** start of Collected data **

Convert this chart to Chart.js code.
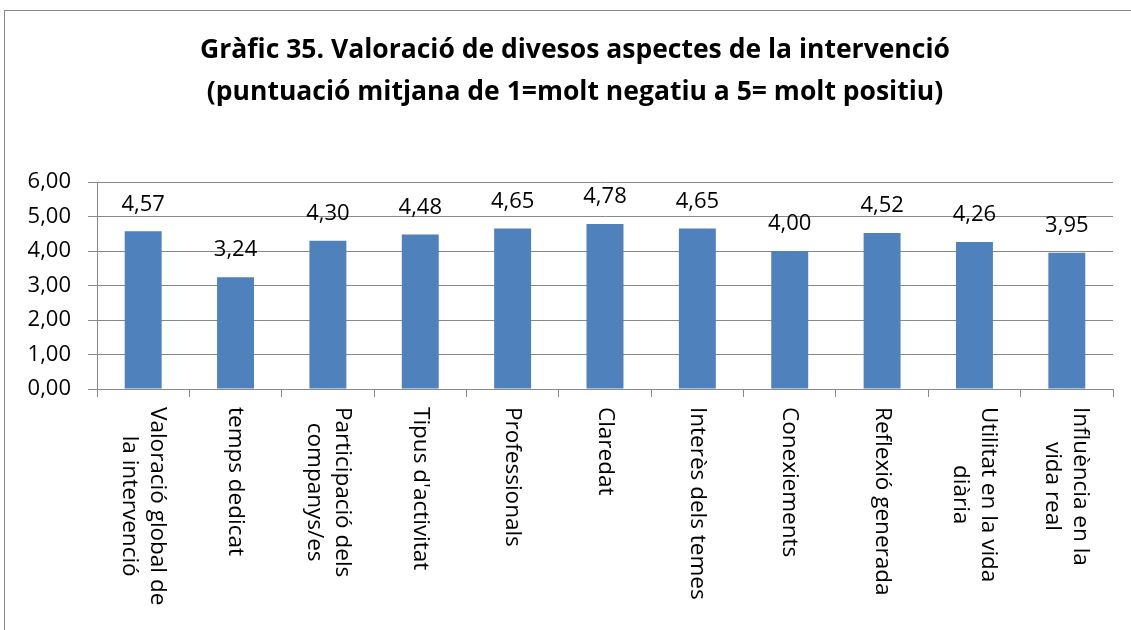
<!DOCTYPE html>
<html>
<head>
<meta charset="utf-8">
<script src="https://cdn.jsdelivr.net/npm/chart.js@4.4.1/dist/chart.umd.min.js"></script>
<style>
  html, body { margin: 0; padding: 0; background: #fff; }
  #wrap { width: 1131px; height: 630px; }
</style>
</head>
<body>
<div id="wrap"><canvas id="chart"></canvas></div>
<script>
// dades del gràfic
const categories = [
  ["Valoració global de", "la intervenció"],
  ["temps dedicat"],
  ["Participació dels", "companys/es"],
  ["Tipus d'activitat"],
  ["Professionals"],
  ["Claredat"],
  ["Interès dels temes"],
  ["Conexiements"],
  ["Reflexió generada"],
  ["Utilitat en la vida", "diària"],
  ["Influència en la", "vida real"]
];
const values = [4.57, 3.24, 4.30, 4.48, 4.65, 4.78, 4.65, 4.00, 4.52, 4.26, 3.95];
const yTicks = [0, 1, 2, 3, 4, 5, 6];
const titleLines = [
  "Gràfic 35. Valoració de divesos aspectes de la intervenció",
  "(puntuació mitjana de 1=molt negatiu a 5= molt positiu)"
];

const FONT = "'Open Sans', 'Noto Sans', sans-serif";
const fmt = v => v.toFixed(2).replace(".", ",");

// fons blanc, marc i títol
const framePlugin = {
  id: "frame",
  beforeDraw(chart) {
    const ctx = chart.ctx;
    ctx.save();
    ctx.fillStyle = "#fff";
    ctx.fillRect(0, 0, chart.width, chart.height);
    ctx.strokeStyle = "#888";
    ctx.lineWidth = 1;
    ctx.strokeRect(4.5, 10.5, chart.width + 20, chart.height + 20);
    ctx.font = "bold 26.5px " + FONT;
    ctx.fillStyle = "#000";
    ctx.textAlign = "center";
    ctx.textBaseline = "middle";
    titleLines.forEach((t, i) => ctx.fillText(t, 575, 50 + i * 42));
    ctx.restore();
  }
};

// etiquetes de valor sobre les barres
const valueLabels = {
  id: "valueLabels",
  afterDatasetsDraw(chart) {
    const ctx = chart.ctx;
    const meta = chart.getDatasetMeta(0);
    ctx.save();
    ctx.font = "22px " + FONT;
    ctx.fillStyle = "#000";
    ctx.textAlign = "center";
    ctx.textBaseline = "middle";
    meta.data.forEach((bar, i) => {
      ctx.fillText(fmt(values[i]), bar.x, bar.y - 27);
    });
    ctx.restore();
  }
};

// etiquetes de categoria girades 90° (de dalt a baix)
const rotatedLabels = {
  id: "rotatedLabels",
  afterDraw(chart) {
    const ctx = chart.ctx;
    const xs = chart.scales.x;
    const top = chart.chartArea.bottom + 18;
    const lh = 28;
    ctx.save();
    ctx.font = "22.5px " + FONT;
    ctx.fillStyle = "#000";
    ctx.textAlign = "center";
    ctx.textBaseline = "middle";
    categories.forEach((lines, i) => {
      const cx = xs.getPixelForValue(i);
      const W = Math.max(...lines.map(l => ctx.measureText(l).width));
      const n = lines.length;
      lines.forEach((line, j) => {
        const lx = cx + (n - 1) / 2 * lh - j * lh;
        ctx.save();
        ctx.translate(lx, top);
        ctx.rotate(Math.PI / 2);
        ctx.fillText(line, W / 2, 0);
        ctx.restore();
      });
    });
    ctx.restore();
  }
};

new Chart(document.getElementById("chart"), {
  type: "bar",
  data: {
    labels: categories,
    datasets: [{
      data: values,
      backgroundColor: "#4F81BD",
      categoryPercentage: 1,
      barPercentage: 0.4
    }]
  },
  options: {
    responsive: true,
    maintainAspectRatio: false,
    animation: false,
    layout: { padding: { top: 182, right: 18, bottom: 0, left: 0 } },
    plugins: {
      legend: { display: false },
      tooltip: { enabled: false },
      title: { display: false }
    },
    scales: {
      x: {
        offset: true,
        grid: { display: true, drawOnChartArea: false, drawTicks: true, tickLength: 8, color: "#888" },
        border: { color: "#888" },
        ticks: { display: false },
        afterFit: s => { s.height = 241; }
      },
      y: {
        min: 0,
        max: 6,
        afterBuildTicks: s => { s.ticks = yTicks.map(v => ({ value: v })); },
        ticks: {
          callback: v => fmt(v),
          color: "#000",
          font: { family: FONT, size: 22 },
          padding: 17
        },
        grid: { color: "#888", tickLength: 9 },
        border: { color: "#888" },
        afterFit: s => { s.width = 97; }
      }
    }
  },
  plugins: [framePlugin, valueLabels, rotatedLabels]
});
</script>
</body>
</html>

** end of Collected data **

» **Work to complete**
Quote every line word for word and keep the images out of the copy.

» **Solution**
Convert this chart to Chart.js code.
<!DOCTYPE html>
<html>
<head>
<meta charset="utf-8">
<script src="https://cdn.jsdelivr.net/npm/chart.js@4.4.1/dist/chart.umd.min.js"></script>
<style>
  html, body { margin: 0; padding: 0; background: #fff; }
  #wrap { width: 1131px; height: 630px; }
</style>
</head>
<body>
<div id="wrap"><canvas id="chart"></canvas></div>
<script>
// dades del gràfic
const categories = [
  ["Valoració global de", "la intervenció"],
  ["temps dedicat"],
  ["Participació dels", "companys/es"],
  ["Tipus d'activitat"],
  ["Professionals"],
  ["Claredat"],
  ["Interès dels temes"],
  ["Conexiements"],
  ["Reflexió generada"],
  ["Utilitat en la vida", "diària"],
  ["Influència en la", "vida real"]
];
const values = [4.57, 3.24, 4.30, 4.48, 4.65, 4.78, 4.65, 4.00, 4.52, 4.26, 3.95];
const yTicks = [0, 1, 2, 3, 4, 5, 6];
const titleLines = [
  "Gràfic 35. Valoració de divesos aspectes de la intervenció",
  "(puntuació mitjana de 1=molt negatiu a 5= molt positiu)"
];

const FONT = "'Open Sans', 'Noto Sans', sans-serif";
const fmt = v => v.toFixed(2).replace(".", ",");

// fons blanc, marc i títol
const framePlugin = {
  id: "frame",
  beforeDraw(chart) {
    const ctx = chart.ctx;
    ctx.save();
    ctx.fillStyle = "#fff";
    ctx.fillRect(0, 0, chart.width, chart.height);
    ctx.strokeStyle = "#888";
    ctx.lineWidth = 1;
    ctx.strokeRect(4.5, 10.5, chart.width + 20, chart.height + 20);
    ctx.font = "bold 26.5px " + FONT;
    ctx.fillStyle = "#000";
    ctx.textAlign = "center";
    ctx.textBaseline = "middle";
    titleLines.forEach((t, i) => ctx.fillText(t, 575, 50 + i * 42));
    ctx.restore();
  }
};

// etiquetes de valor sobre les barres
const valueLabels = {
  id: "valueLabels",
  afterDatasetsDraw(chart) {
    const ctx = chart.ctx;
    const meta = chart.getDatasetMeta(0);
    ctx.save();
    ctx.font = "22px " + FONT;
    ctx.fillStyle = "#000";
    ctx.textAlign = "center";
    ctx.textBaseline = "middle";
    meta.data.forEach((bar, i) => {
      ctx.fillText(fmt(values[i]), bar.x, bar.y - 27);
    });
    ctx.restore();
  }
};

// etiquetes de categoria girades 90° (de dalt a baix)
const rotatedLabels = {
  id: "rotatedLabels",
  afterDraw(chart) {
    const ctx = chart.ctx;
    const xs = chart.scales.x;
    const top = chart.chartArea.bottom + 18;
    const lh = 28;
    ctx.save();
    ctx.font = "22.5px " + FONT;
    ctx.fillStyle = "#000";
    ctx.textAlign = "center";
    ctx.textBaseline = "middle";
    categories.forEach((lines, i) => {
      const cx = xs.getPixelForValue(i);
      const W = Math.max(...lines.map(l => ctx.measureText(l).width));
      const n = lines.length;
      lines.forEach((line, j) => {
        const lx = cx + (n - 1) / 2 * lh - j * lh;
        ctx.save();
        ctx.translate(lx, top);
        ctx.rotate(Math.PI / 2);
        ctx.fillText(line, W / 2, 0);
        ctx.restore();
      });
    });
    ctx.restore();
  }
};

new Chart(document.getElementById("chart"), {
  type: "bar",
  data: {
    labels: categories,
    datasets: [{
      data: values,
      backgroundColor: "#4F81BD",
      categoryPercentage: 1,
      barPercentage: 0.4
    }]
  },
  options: {
    responsive: true,
    maintainAspectRatio: false,
    animation: false,
    layout: { padding: { top: 182, right: 18, bottom: 0, left: 0 } },
    plugins: {
      legend: { display: false },
      tooltip: { enabled: false },
      title: { display: false }
    },
    scales: {
      x: {
        offset: true,
        grid: { display: true, drawOnChartArea: false, drawTicks: true, tickLength: 8, color: "#888" },
        border: { color: "#888" },
        ticks: { display: false },
        afterFit: s => { s.height = 241; }
      },
      y: {
        min: 0,
        max: 6,
        afterBuildTicks: s => { s.ticks = yTicks.map(v => ({ value: v })); },
        ticks: {
          callback: v => fmt(v),
          color: "#000",
          font: { family: FONT, size: 22 },
          padding: 17
        },
        grid: { color: "#888", tickLength: 9 },
        border: { color: "#888" },
        afterFit: s => { s.width = 97; }
      }
    }
  },
  plugins: [framePlugin, valueLabels, rotatedLabels]
});
</script>
</body>
</html>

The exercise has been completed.